The New York Times, 2007

 

Down the block from the White Horse Tavern, where a sign pays tribute to the final whiskey drunk by Dylan Thomas, there sat, until recently, another curious West Village memorial. In front of Panino Giusto, a storefront cafe at Hudson Street near Perry Street that closed last month, was a teak bench bearing a small bronze plaque. "In Memory of Chelica," it read, "Who Loved Coffee and Cigarettes."

 

"It could have been a drag queen, for all I know," said Tom Kennedy, a longtime Village resident who was indulging in Chelica's passions one day over the summer as he sat in front of the cafe. "It was someone very dramatic, in any case."

 

For other habitués, the bench was a reminder of a once-familiar face.

 

"It was for the young girl who committed suicide," said John Gonzalez, whose two pugs waited like the Queen's Guards outside the cafe's door on its last day. "Any time my dogs were here, she'd sit and play with them. Really pretty, sort of Indian-looking, long hair, always smoking cigarettes."

 

Chelica Kimerling, who took her life in early 2005 at age 20, found her daily perch here, making friends of strangers, sipping café au lait, smoking Camel Lights. A modern dancer since childhood, she was easy in her movements, and as natural with a cigarette as Bette Davis.

 

Her parents, Gammy Miller and Ken Kimerling, had moved to Greenwich Village more than 40 years ago because it was a place where jazz smoked at the Five Spot, Pete Seeger and bands of gypsies roamed the park, and antique shops waited around every odd-angled corner. Their daughter's peregrine nature seemed to belong to this earlier incarnation of the Village; a neighborhood long celebrated for its free spirits brought her countless characters and stories.

 

"Pretty much if a person gave her an opportunity to talk to them, she would," said Miyoko Brunner, a friend since grade school. "She never made you feel self-conscious or like you should be saying something.
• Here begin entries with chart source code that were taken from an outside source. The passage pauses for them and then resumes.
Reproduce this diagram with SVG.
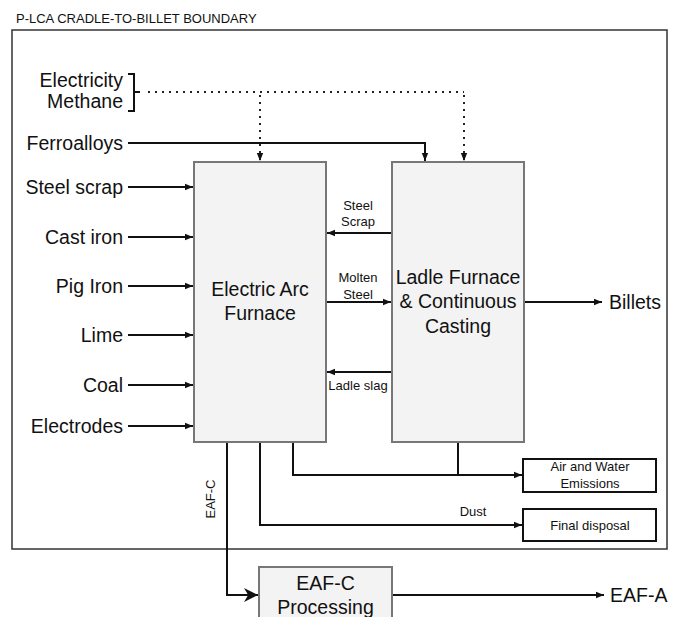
<svg xmlns="http://www.w3.org/2000/svg" width="680" height="617" viewBox="0 0 680 617">
<style>
text{font-family:"Liberation Sans",Arial,sans-serif;fill:#111}
.big{font-size:19.5px}
.sm{font-size:13px}
.proc{fill:#f3f3f3;stroke:#777;stroke-width:2}
.out{fill:#fff;stroke:#111;stroke-width:2}
.ln{fill:none;stroke:#111;stroke-width:2}
.dot{fill:none;stroke:#222;stroke-width:2;stroke-dasharray:2 5}
</style>
<defs>
<marker id="a" viewBox="0 0 10 10" refX="10" refY="5" markerWidth="4" markerHeight="4" orient="auto" markerUnits="strokeWidth"><path d="M0,1 L10,5 L0,9 z" fill="#111"/></marker>
<marker id="b" viewBox="0 0 10 10" refX="10" refY="5" markerWidth="7" markerHeight="7" orient="auto" markerUnits="strokeWidth"><path d="M0,0 L10,5 L0,10 L3,5 z" fill="#111"/></marker>
</defs>
<text class="sm" x="16" y="23">P-LCA CRADLE-TO-BILLET BOUNDARY</text>
<rect x="12" y="30" width="655" height="519" fill="none" stroke="#333" stroke-width="1.5"/>

<g id="connectors">
<path class="ln" d="M128,74 H134 V111 H128 M134,92 H140" stroke-width="1.5"/>
<path class="dot" d="M148,92 H464"/>
<path class="dot" d="M260,95 V161" marker-end="url(#a)"/>
<path class="dot" d="M464,95 V161" marker-end="url(#a)"/>
<path class="ln" d="M128,143 H425 V161" marker-end="url(#a)"/>
<path class="ln" d="M128,187 H193" marker-end="url(#a)"/>
<path class="ln" d="M128,237 H193" marker-end="url(#a)"/>
<path class="ln" d="M128,286 H193" marker-end="url(#a)"/>
<path class="ln" d="M128,335 H193" marker-end="url(#a)"/>
<path class="ln" d="M128,385 H193" marker-end="url(#a)"/>
<path class="ln" d="M128,426 H193" marker-end="url(#a)"/>
<path class="ln" d="M392,233 H327" marker-end="url(#a)"/>
<path class="ln" d="M326,302 H391" marker-end="url(#a)"/>
<path class="ln" d="M392,372 H327" marker-end="url(#a)"/>
<path class="ln" d="M524,302 H602" marker-end="url(#a)"/>
<path class="ln" d="M293,442 V475 H522" marker-end="url(#a)"/>
<path class="ln" d="M458,442 V475"/>
<path class="ln" d="M260,442 V525 H522" marker-end="url(#a)"/>
<path class="ln" d="M227,442 V595 H258" marker-end="url(#b)"/>
<path class="ln" d="M392,595 H604" marker-end="url(#a)"/>
</g>

<g id="inputs">
<text class="big" x="123" y="87" text-anchor="end">Electricity</text>
<text class="big" x="123" y="108" text-anchor="end">Methane</text>
<text class="big" x="123" y="150" text-anchor="end">Ferroalloys</text>
<text class="big" x="123" y="194" text-anchor="end">Steel scrap</text>
<text class="big" x="123" y="244" text-anchor="end">Cast iron</text>
<text class="big" x="123" y="293" text-anchor="end">Pig Iron</text>
<text class="big" x="123" y="342" text-anchor="end">Lime</text>
<text class="big" x="123" y="392" text-anchor="end">Coal</text>
<text class="big" x="123" y="433" text-anchor="end">Electrodes</text>
</g>

<g id="eaf">
<rect class="proc" x="194" y="162" width="132" height="280"/>
<text class="big" x="260" y="296" text-anchor="middle">Electric Arc</text>
<text class="big" x="260" y="320" text-anchor="middle">Furnace</text>
</g>

<g id="ladle">
<rect class="proc" x="392" y="162" width="132" height="280"/>
<text class="big" x="458" y="284" text-anchor="middle">Ladle Furnace</text>
<text class="big" x="458" y="308" text-anchor="middle">&amp; Continuous</text>
<text class="big" x="458" y="333" text-anchor="middle">Casting</text>
</g>

<g id="labels">
<text class="sm" x="358" y="210" text-anchor="middle">Steel</text>
<text class="sm" x="358" y="226" text-anchor="middle">Scrap</text>
<text class="sm" x="358" y="282" text-anchor="middle">Molten</text>
<text class="sm" x="358" y="299" text-anchor="middle">Steel</text>
<text class="sm" x="358" y="390" text-anchor="middle">Ladle slag</text>
<text class="sm" x="473" y="516" text-anchor="middle">Dust</text>
<text class="sm" transform="translate(215,499) rotate(-90)" text-anchor="middle">EAF-C</text>
</g>

<g id="billets"><text class="big" x="609" y="309">Billets</text></g>

<g id="emissions">
<rect class="out" x="523" y="459" width="133" height="33"/>
<text class="sm" x="590" y="471" text-anchor="middle">Air and Water</text>
<text class="sm" x="590" y="488" text-anchor="middle">Emissions</text>
</g>

<g id="disposal">
<rect class="out" x="523" y="509" width="133" height="32"/>
<text class="sm" x="590" y="530" text-anchor="middle">Final disposal</text>
</g>

<g id="processing">
<rect class="proc" x="259" y="567" width="133" height="60"/>
<text class="big" x="325.5" y="590" text-anchor="middle">EAF-C</text>
<text class="big" x="325.5" y="614" text-anchor="middle">Processing</text>
</g>

<g id="eafa"><text class="big" x="610" y="602">EAF-A</text></g>
</svg>
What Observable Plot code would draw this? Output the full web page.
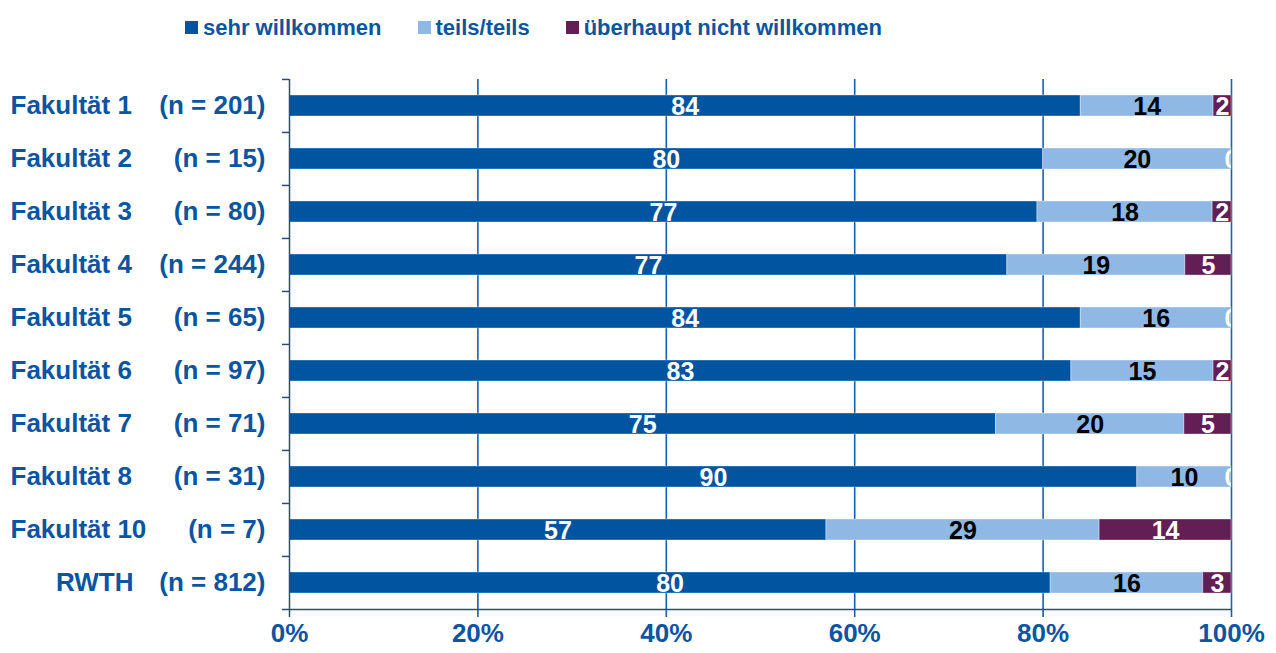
<!DOCTYPE html>
<html>
<head>
<meta charset="utf-8">
<script src="https://cdn.jsdelivr.net/npm/d3@7"></script>
<script src="https://cdn.jsdelivr.net/npm/@observablehq/plot@0.6"></script>
<style>
  html, body { margin: 0; padding: 0; background: #fff; }
  body { width: 1276px; height: 653px; overflow: hidden; font-family: "Liberation Sans", Arial, sans-serif; }
  #legend { height: 55px; display: flex; align-items: center; padding-left: 185px; box-sizing: border-box; }
  .item { display: flex; align-items: center; margin-right: 36px; font-size: 22px; font-weight: bold; color: #0a55a2; white-space: nowrap; }
  .sw { width: 13px; height: 13px; margin-right: 5px; display: inline-block; }
  svg { display: block; }
</style>
</head>
<body>
<div id="legend"></div>
<div id="chart"></div>
<script>
// ---- data ----
const categories = ["Fakultät 1", "Fakultät 2", "Fakultät 3", "Fakultät 4", "Fakultät 5",
                    "Fakultät 6", "Fakultät 7", "Fakultät 8", "Fakultät 10", "RWTH"];
const sampleSizes = [201, 15, 80, 244, 65, 97, 71, 31, 7, 812];
const responses = ["sehr willkommen", "teils/teils", "überhaupt nicht willkommen"];
const colors = ["#0054a0", "#8fb9e4", "#621e55"];
// bar lengths (percent)
const sehrValues  = [84.0, 80.0, 79.4, 76.2, 84.0, 83.0, 75.0, 90.0, 57.0, 80.8];
const teilsValues = [14.1, 20.0, 18.6, 18.9, 16.0, 15.1, 20.0, 10.0, 29.0, 16.2];
const nichtValues = [1.9, 0.0, 2.0, 4.9, 0.0, 1.9, 5.0, 0.0, 14.0, 3.0];
// printed labels
const sehrLabels  = [84, 80, 77, 77, 84, 83, 75, 90, 57, 80];
const teilsLabels = [14, 20, 18, 19, 16, 15, 20, 10, 29, 16];
const nichtLabels = [2, 0, 2, 5, 0, 2, 5, 0, 14, 3];
const xTicks = [0, 20, 40, 60, 80, 100];
const gridTicks = [20, 40, 60, 80, 100];

const valueSets = [sehrValues, teilsValues, nichtValues];
const labelSets = [sehrLabels, teilsLabels, nichtLabels];
const rows = [];
categories.forEach((c, i) => {
  responses.forEach((r, j) => {
    rows.push({cat: c, resp: r, value: valueSets[j][i], label: String(labelSets[j][i])});
  });
});

// ---- legend ----
const legend = document.getElementById("legend");
responses.forEach((r, j) => {
  const it = document.createElement("div");
  it.className = "item";
  const sw = document.createElement("span");
  sw.className = "sw";
  sw.style.background = colors[j];
  it.appendChild(sw);
  it.appendChild(document.createTextNode(r));
  legend.appendChild(it);
});

// ---- chart ----
const W = 1276, H = 598, mt = 24, mb = 43, ml = 289, mr = 45;
const step = (H - mt - mb) / categories.length;
const textBlue = "#0a55a2";
const axisColor = "#2f4b7a";
const gridColor = "#1c5ea8";

const stackOpts = (extra) => Plot.stackX({x: "value", y: "cat", z: "resp", order: responses, ...extra});

const chart = Plot.plot({
  width: W, height: H,
  marginTop: mt, marginBottom: mb, marginLeft: ml, marginRight: mr,
  style: {fontFamily: "'Liberation Sans', Arial, sans-serif", fontWeight: "bold", background: "#fff"},
  x: {domain: [0, 100], axis: null},
  y: {domain: categories, paddingInner: 0.6, paddingOuter: 0.3, axis: null},
  color: {domain: responses, range: colors},
  marks: [
    // grid lines (extend below the axis as ticks)
    Plot.ruleX(gridTicks, {x: d => d, stroke: gridColor, strokeWidth: 1.6, insetBottom: -7}),
    // bars
    Plot.barX(rows, Plot.stackX({x: "value", y: "cat", fill: "resp", order: responses,
      stroke: "#ffffff", strokeOpacity: 0.35, strokeWidth: 1})),
    // value labels
    Plot.text(rows, stackOpts({text: d => d.resp === responses[0] ? d.label : null,
      fill: "white", fontSize: 25, dy: 1})),
    Plot.text(rows, stackOpts({text: d => d.resp === responses[1] ? d.label : null,
      fill: "black", fontSize: 25, dy: 1})),
    Plot.text(rows, stackOpts({text: d => d.resp === responses[2] ? d.label : null,
      fill: "white", fontSize: 25, dy: 1, clip: true})),
    // y axis line (0%) with tick below
    Plot.ruleX([0], {x: d => d, stroke: axisColor, strokeWidth: 1.5, insetBottom: -7}),
    // x axis line (bottom) with left tick
    Plot.ruleY(categories.slice(-1), {y: d => d, dy: step / 2, stroke: axisColor, strokeWidth: 1.5, insetLeft: -7}),
    // y boundary ticks
    Plot.ruleY(categories, {y: d => d, dy: -step / 2, x1: () => 0, x2: () => 0, insetLeft: -7,
      stroke: axisColor, strokeWidth: 1.5}),
    // x tick labels
    Plot.text(xTicks, {x: d => d, text: d => d + "%", frameAnchor: "bottom", dy: 31,
      fontSize: 26, fill: textBlue}),
    // category labels
    Plot.text(categories.filter(c => c !== "RWTH"), {y: d => d, text: d => d, frameAnchor: "left",
      textAnchor: "start", dx: 10 - ml, fontSize: 26, fill: textBlue}),
    Plot.text(categories.filter(c => c === "RWTH"), {y: d => d, text: d => d, frameAnchor: "left",
      textAnchor: "end", dx: 133 - ml, fontSize: 26, fill: textBlue}),
    Plot.text(categories.map((c, i) => ({cat: c, n: sampleSizes[i]})), {y: "cat", text: d => `(n = ${d.n})`,
      frameAnchor: "left", textAnchor: "end", dx: 265 - ml, fontSize: 26, fill: textBlue})
  ]
});
document.getElementById("chart").appendChild(chart);
</script>
</body>
</html>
She just kind of edged you along."

 

Chelica, who for years fought depression, especially sought to befriend people with troubles of their own, among them a man whose attire has varied from women's wear to a kaffiya and Roman sandals and who often carries a boom box while engaging in violent monologues that sometimes disintegrate into curses at pedestrians.

 

When asked recently about Chelica, he launched into an obscenity-laden rant about the Iraq war, began to walk away, and then turned briefly. "She was one in a million," he said.